5 jours - 30 heures
A partir d’explorations fondées sur l’écriture du corps, Ana Maria Vallejo de la Ossa invite les acteurs à s’approprier son texte : Pieds nus sur les pierres de sel. Les expériences personnelles de voyages, déracinements, et rencontres nourriront cette recherche métisse, articulant travail dramaturgique et scénique. Pieds nus sur les pierres de sel, est, en français, le titre le plus proche de celui de son œuvre la plus récente. Sa structure est intimement liée aux croisements de chemins, où l’errance et les rencontres éphémères conduisent à nous interroger sur l’humain dans un immense désert. Prenant ce texte comme matériau ouvert à une réécriture, les participants travailleront sur la manière de représenter l’errance elle-même, le mouvement de l’existence, l’instabilité et la fragilité de chaque vie, à partir de l’approche de certains instants humains. Pour cela, les acteurs exploreront dans leurs propres corps, avec leurs propres corps, les traces de voyages, déracinements, rencontres, paysages, chemins. Le corps écrit sur la scène à partir de ces écritures textuelles.
Il y a quelques années, Ana Maria Vallejo a réalisé une série d’ateliers de création théâtrale dans le département de la Guajira, au nord de la Colombie. Par ce travail, elle a pu entrer en contact avec la culture indigène Wayúu, sans doute le groupe ethnique le plus important de Colombie, appartenant à la famille linguistique Arawak. Au-delà de l’intérêt «anthropologique» que cette expérience a éveillé, le grand territoire désertique de la Guajira a provoqué chez elle une recherche poétique particulière, notamment face à ce paysage aride et désolé, devant les étranges rencontres qui s’y produisent, devant la musique des paroles incompréhensibles des Wayúu, devant la violence de certains espaces misérables, et la vertigineuse sensation de liberté que produit le désert, quelques questions se sont imposées à elle : Comment représenter l’illimité dans les limites de l’œuvre théâtrale ? Comment évoquer le silence dans une œuvre qui se construit à travers la parole ? Comment recréer le désert et les mouvements émouvants que cette apparente quiétude produisent dans l’âme de ceux qui le traversent ? Comment faire de cet espace de sensations et d’expériences, un espace poétique qui fonctionne comme une métaphore des déserts intérieurs de l’être ? Comment se représente le vide ? Les rencontres impossibles ? L’amour et ses musiques ?

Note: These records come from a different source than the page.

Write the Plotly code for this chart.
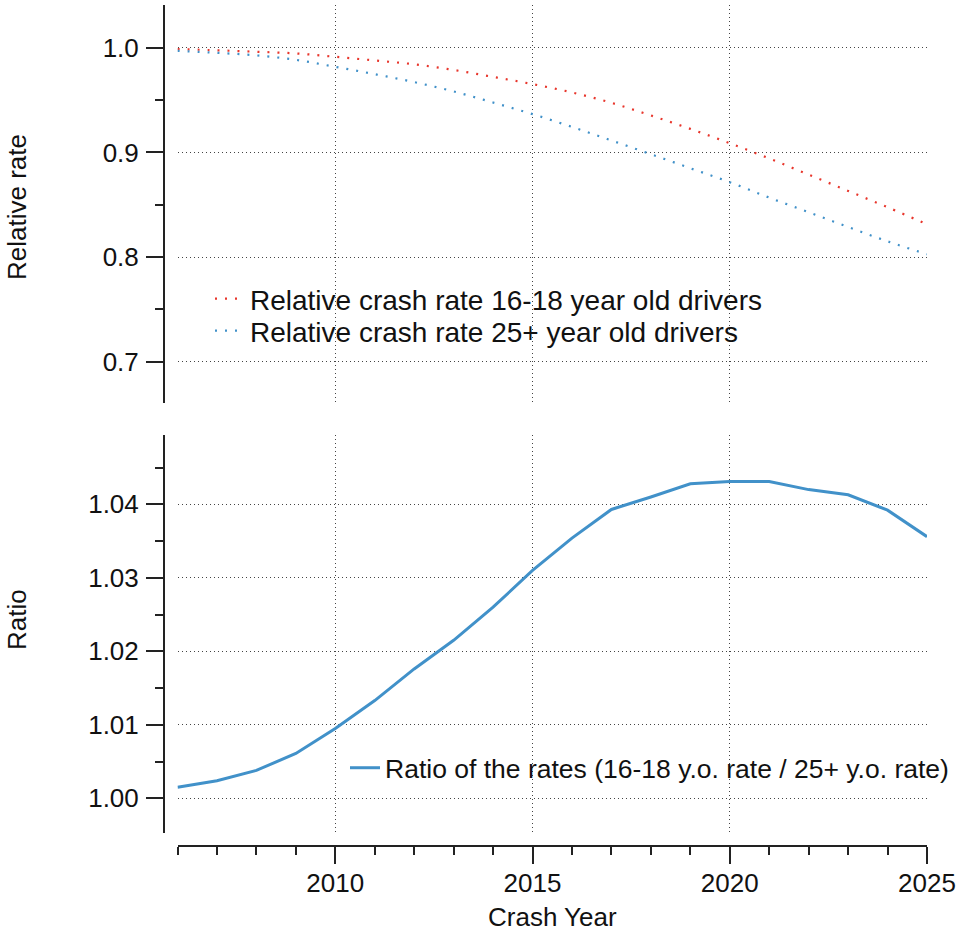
import plotly.graph_objects as go

years = list(range(2006, 2026))

rate_16_18 = [0.9988, 0.9976, 0.9962, 0.9946, 0.9914, 0.9879, 0.9842, 0.9788, 0.9722, 0.9653,
              0.9573, 0.9474, 0.9353, 0.9225, 0.9088, 0.8942, 0.8788, 0.8632, 0.8476, 0.8313]
rate_25_plus = [0.9971, 0.9952, 0.9927, 0.9885, 0.9818, 0.9748, 0.9672, 0.9583, 0.9477, 0.9366,
                0.9244, 0.9114, 0.8983, 0.8849, 0.8715, 0.8568, 0.8428, 0.8287, 0.8150, 0.8026]
ratio = [1.0015, 1.0024, 1.0038, 1.0061, 1.0095, 1.0133, 1.0176, 1.0215, 1.0260, 1.0310,
         1.0354, 1.0393, 1.0410, 1.0428, 1.0431, 1.0431, 1.0420, 1.0413, 1.0392, 1.0356]

top_ticks = [0.7, 0.8, 0.9, 1.0]
top_ticktext = ["0.7", "0.8", "0.9", "1.0"]
bot_ticks = [1.00, 1.01, 1.02, 1.03, 1.04]
bot_ticktext = ["1.00", "1.01", "1.02", "1.03", "1.04"]
x_ticks = [2010, 2015, 2020, 2025]

RED = "#e8362c"
BLUE = "#4191c9"
FONT = "Liberation Sans, Arial, sans-serif"
AX = "#222222"
GRID = "#444444"

W, H = 957, 934

fig = go.Figure()
fig.add_trace(go.Scatter(x=years, y=rate_16_18, mode="lines", line_shape="spline",
                         line=dict(color=RED, width=2.2, dash="2px,8px"),
                         name="Relative crash rate 16-18 year old drivers",
                         xaxis="x", yaxis="y", legend="legend"))
fig.add_trace(go.Scatter(x=years, y=rate_25_plus, mode="lines", line_shape="spline",
                         line=dict(color=BLUE, width=2.2, dash="2px,8px"),
                         name="Relative crash rate 25+ year old drivers",
                         xaxis="x", yaxis="y", legend="legend3"))
fig.add_trace(go.Scatter(x=years, y=ratio, mode="lines",
                         line=dict(color=BLUE, width=3),
                         name="Ratio of the rates (16-18 y.o. rate / 25+ y.o. rate)",
                         xaxis="x2", yaxis="y2", legend="legend2"))

xdom = [177.5 / W, 927 / W]
ypos = 164 / W

grid_common = dict(showgrid=True, gridcolor=GRID, gridwidth=1, griddash="1px,3px", zeroline=False)

leg_common = dict(xanchor="left", yanchor="middle", bgcolor="rgba(0,0,0,0)", borderwidth=0)

fig.update_layout(
    width=W, height=H, autosize=False,
    margin=dict(l=0, r=0, t=0, b=0, autoexpand=False),
    paper_bgcolor="white", plot_bgcolor="white",
    font=dict(family=FONT, size=26, color="#111111"),
    showlegend=True,
    xaxis=dict(domain=xdom, range=[2006, 2025], anchor="y", tickvals=x_ticks,
               showticklabels=False, ticks="", showline=False, **grid_common),
    yaxis=dict(domain=[1 - 403.3 / H, 1 - 5 / H], range=[0.6602, 1.0409], anchor="free",
               position=ypos, tickvals=top_ticks, ticktext=top_ticktext,
               ticks="outside", ticklen=17, tickwidth=2, tickcolor=AX, ticklabelstandoff=2,
               showline=True, linewidth=2, linecolor=AX,
               minor=dict(tickvals=[0.75, 0.85, 0.95], ticks="outside", ticklen=8,
                          tickwidth=2, tickcolor=AX, showgrid=False),
               **grid_common),
    xaxis2=dict(domain=xdom, range=[2006, 2025], anchor="free", position=1 - 845.7 / H,
                tickvals=x_ticks, ticks="outside", ticklen=17, tickwidth=2, tickcolor=AX,
                ticklabelstandoff=-3,
                showline=True, linewidth=2, linecolor=AX,
                minor=dict(tickvals=years, ticks="outside", ticklen=8, tickwidth=2,
                           tickcolor=AX, showgrid=False),
                **grid_common),
    yaxis2=dict(domain=[1 - 833.3 / H, 1 - 435 / H], range=[0.99524, 1.04943], anchor="free",
                position=ypos, tickvals=bot_ticks, ticktext=bot_ticktext,
                ticks="outside", ticklen=17, tickwidth=2, tickcolor=AX, ticklabelstandoff=2,
                showline=True, linewidth=2, linecolor=AX,
                minor=dict(tickvals=[0.995, 1.005, 1.015, 1.025, 1.035, 1.045], ticks="outside",
                           ticklen=8, tickwidth=2, tickcolor=AX, showgrid=False),
                **grid_common),
    legend=dict(x=210 / W, y=1 - 299 / H, font=dict(size=28), **leg_common),
    legend3=dict(x=210 / W, y=1 - 331 / H, font=dict(size=28), **leg_common),
    legend2=dict(x=345 / W, y=1 - 768 / H, font=dict(size=26.5), **leg_common),
    annotations=[
        dict(text="Relative rate", x=17 / W, y=1 - 207 / H, xref="paper", yref="paper",
             textangle=-90, showarrow=False, xanchor="center", yanchor="middle",
             font=dict(size=26)),
        dict(text="Ratio", x=17 / W, y=1 - 620 / H, xref="paper", yref="paper",
             textangle=-90, showarrow=False, xanchor="center", yanchor="middle",
             font=dict(size=26)),
        dict(text="Crash Year", x=552 / W, y=1 - 917 / H, xref="paper", yref="paper",
             showarrow=False, xanchor="center", yanchor="middle", font=dict(size=26)),
    ],
)

post = (
    "document.documentElement.style.margin='0';"
    "document.documentElement.style.overflow='hidden';"
    "document.body.style.margin='0';document.body.style.padding='0';"
    "document.body.style.overflow='hidden';"
    "var gd=document.getElementById('{plot_id}');"
    "gd.style.width='957px';gd.style.height='934px';"
    "Plotly.relayout(gd,{width:957,height:934});"
)

fig.write_html("out.html", post_script=post, config={"displayModeBar": False})
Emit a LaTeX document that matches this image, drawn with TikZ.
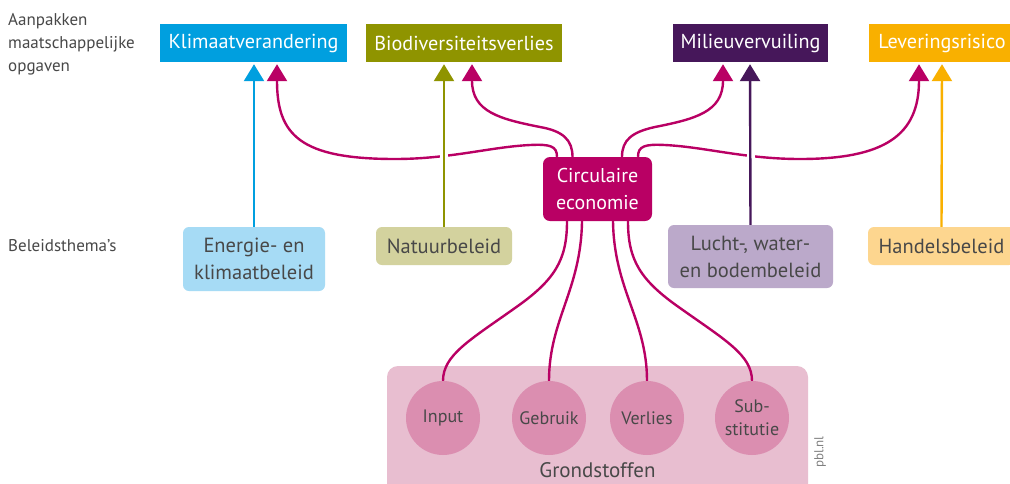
\documentclass[tikz,border=0pt]{standalone}
\usepackage{fontspec}
\setmainfont{PT Sans}
\usetikzlibrary{arrows.meta,calc}
\definecolor{cyanC}{RGB}{0,159,223}
\definecolor{oliveC}{RGB}{143,148,0}
\definecolor{purpleC}{RGB}{70,23,90}
\definecolor{orangeC}{RGB}{249,176,0}
\definecolor{magC}{RGB}{185,0,100}
\definecolor{lcyan}{RGB}{166,219,245}
\definecolor{lolive}{RGB}{211,210,158}
\definecolor{lpurple}{RGB}{187,169,202}
\definecolor{lorange}{RGB}{253,214,143}
\definecolor{lpink}{RGB}{232,190,208}
\definecolor{cpink}{RGB}{219,142,176}
\definecolor{txtgrey}{RGB}{72,72,72}
\tikzset{
  topbox/.style={draw=none, text=white, minimum height=38pt, inner sep=0pt,
    font=\fontsize{20.2}{24}\selectfont},
  polbox/.style={draw=none, rounded corners=6pt, text=txtgrey, align=center, inner sep=0pt,
    font=\fontsize{20.5}{27}\selectfont},
  circbox/.style={circle, fill=cpink, minimum size=74pt, inner sep=0pt, text=txtgrey,
    align=center, font=\fontsize{18}{23}\selectfont},
  sidelabel/.style={inner sep=0pt, text=txtgrey, align=left, font=\fontsize{17}{23}\selectfont},
  magline/.style={draw=magC, line width=2.4pt},
  magarrow/.style={magline, -{Triangle[width=20pt,length=17pt]}},
  polarrow/.style={line width=2.4pt, -{Triangle[width=20pt,length=17pt]}},
  gapline/.style={draw=white, line width=8pt}
}
\begin{document}
\begin{tikzpicture}[x=1pt,y=-1pt]
\clip (0,0) rectangle (1010,483);
\fill[white] (0,0) rectangle (1010,483);

% side labels
\node[sidelabel, anchor=north west] (lab1) at (8,13.5) {Aanpakken\\maatschappelijke\\opgaven};
\node[sidelabel, anchor=west] (lab2) at (8,246) {Beleidsthema’s};

% top boxes
\node[topbox, fill=cyanC, minimum width=187pt] (kv) at (253.5,43) {Klimaatverandering};
\node[topbox, fill=oliveC, minimum width=196pt] (bv) at (464,43) {Biodiversiteitsverlies};
\node[topbox, fill=purpleC, minimum width=155pt] (mv) at (750.5,43) {Milieuvervuiling};
\node[topbox, fill=orangeC, minimum width=146pt] (lr) at (942,43) {Leveringsrisico};

% policy boxes
\node[polbox, fill=lcyan, minimum width=142pt, minimum height=64pt] (eb) at (254,259) {Energie- en\\klimaatbeleid};
\node[polbox, fill=lolive, minimum width=136pt, minimum height=38pt] (nb) at (444,246) {Natuurbeleid};
\node[polbox, fill=lpurple, minimum width=165pt, minimum height=63pt] (lb) at (750.5,256.5) {Lucht-, water-\\en bodembeleid};
\node[polbox, fill=lorange, minimum width=147pt, minimum height=38pt] (hb) at (941.5,246) {Handelsbeleid};

% circular economy
\node[draw=none, fill=magC, rounded corners=7pt, minimum width=109pt, minimum height=64pt,
  text=white, align=center, inner sep=0pt, font=\fontsize{20}{27}\selectfont] (ce) at (597.5,189) {Circulaire\\economie};

% raw materials
\node[draw=none, fill=lpink, rounded corners=11pt, minimum width=421pt, minimum height=140pt, inner sep=0pt] (gs) at (597.5,436) {};
\node[inner sep=0pt, text=txtgrey, font=\fontsize{21}{24}\selectfont] (gst) at (597.5,470.5) {Grondstoffen};
\node[circbox] (in) at (443,418) {Input};
\node[circbox] (ge) at (549,418) {Gebruik};
\node[circbox] (ve) at (647,418) {Verlies};
\node[circbox] (su) at (752,418) {Sub-\\stitutie};
\node[rotate=90, inner sep=0pt, text=gray, font=\fontsize{13}{15}\selectfont] (pbl) at (820,452) {pbl.nl};

% coordinates on ce
\coordinate (ct1) at ($(ce.north)+(-40.5,0)$);
\coordinate (ct2) at ($(ce.north)+(-25,0)$);
\coordinate (ct3) at ($(ce.north)+(24.5,0)$);
\coordinate (ct4) at ($(ce.north)+(40.5,0)$);
\coordinate (cb1) at ($(ce.south)+(-30.5,0)$);
\coordinate (cb2) at ($(ce.south)+(-15.5,0)$);
\coordinate (cb3) at ($(ce.south)+(15.5,0)$);
\coordinate (cb4) at ($(ce.south)+(30.5,0)$);
\coordinate (kvm) at ($(kv.south)+(23.5,2)$);
\coordinate (bvm) at ($(bv.south)+(8,2)$);
\coordinate (mvm) at ($(mv.south)+(-27.5,2)$);
\coordinate (lrm) at ($(lr.south)+(-23,2)$);

% magenta curves to the top
\draw[magarrow] (ct1) .. controls (557,146) and (550,144) .. (530,145)
  .. controls (490,147) and (450,159) .. (395,159)
  .. controls (300,159) and (277,135) .. (kvm);
\draw[magarrow] (ct2) .. controls (572.5,140) and (563,131) .. (540,127)
  .. controls (500,119) and (472,112) .. (bvm);
\draw[magarrow] (ct3) .. controls (622,140) and (632,132) .. (655,127)
  .. controls (695,119) and (723,112) .. (mvm);
\draw[magarrow] (ct4) .. controls (638,146) and (645,144) .. (665,145)
  .. controls (705,147) and (745,159) .. (800,159)
  .. controls (885,159) and (919,135) .. (lrm);

% magenta curves to the raw materials
\draw[magline] (cb1) .. controls (567,260) and (555,280) .. (515,308)
  .. controls (470,340) and (443,355) .. (in.north);
\draw[magline] (cb2) .. controls (581,290) and (549,320) .. (ge.north);
\draw[magline] (cb3) .. controls (614,290) and (647,320) .. (ve.north);
\draw[magline] (cb4) .. controls (628,260) and (640,280) .. (680,308)
  .. controls (725,340) and (752,355) .. (su.north);

% gaps at crossings
\draw[gapline] ($(nb.north)+(0,-45)$) -- ($(bv.south)+(-20,45)$);
\draw[gapline] ($(lb.north)+(0,-45)$) -- ($(mv.south)+(0,45)$);

% policy arrows
\draw[polarrow, draw=cyanC, fill=cyanC] (eb.north) -- ($(kv.south)+(0.5,2)$);
\draw[polarrow, draw=oliveC, fill=oliveC] (nb.north) -- ($(bv.south)+(-20,2)$);
\draw[polarrow, draw=purpleC, fill=purpleC] (lb.north) -- ($(mv.south)+(-0.5,2)$);
\draw[polarrow, draw=orangeC, fill=orangeC] (hb.north) -- ($(lr.south)+(0,2)$);
\end{tikzpicture}
\end{document}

Ces questions ont inspiré son écriture.
L’atelier «de l’impulsion du texte à l’écriture du corps» cherchera à explorer à partir des possibilités de l’œuvre de fiction la réalité multiculturelle dans laquelle nous vivons et en même temps les drames personnels qui s’y entretissent, répondant à une des fonctions essentielles de l’art : interroger la réalité dont nous faisons partie à partir de la création poétique.
Dans le texte, des fragments espagnols croiseront la traduction française, et se mélangeront selon l’origine des participants, avec d’autres langues ; tout en répondant à l’idée que plus tard « le spectateur » pourrait suivre « les histoires » et pénétrer dans l’univers des personnages, même s’il ne comprend pas certaines parties de leurs dialogues. Pour cela, la création d’atmosphères, de paysages, tant externes qu’internes aux personnages seront primordiales dans le travail. La construction symbolique à laquelle cette recherche aboutira peut par moment rompre avec la notion traditionnelle de fable, sans cesser d’être cependant d’une grande force théâtrale.
Cette tour de Babel ainsi édifiée pourra faire partie du travail : la langue ne communique pas seulement du sens mais aussi des sensations, raconte et créé des mondes, des espaces, et peut finalement être symbolisée comme barrière ou pont.
La musicalité de la parole sera également explorée dans l’écriture.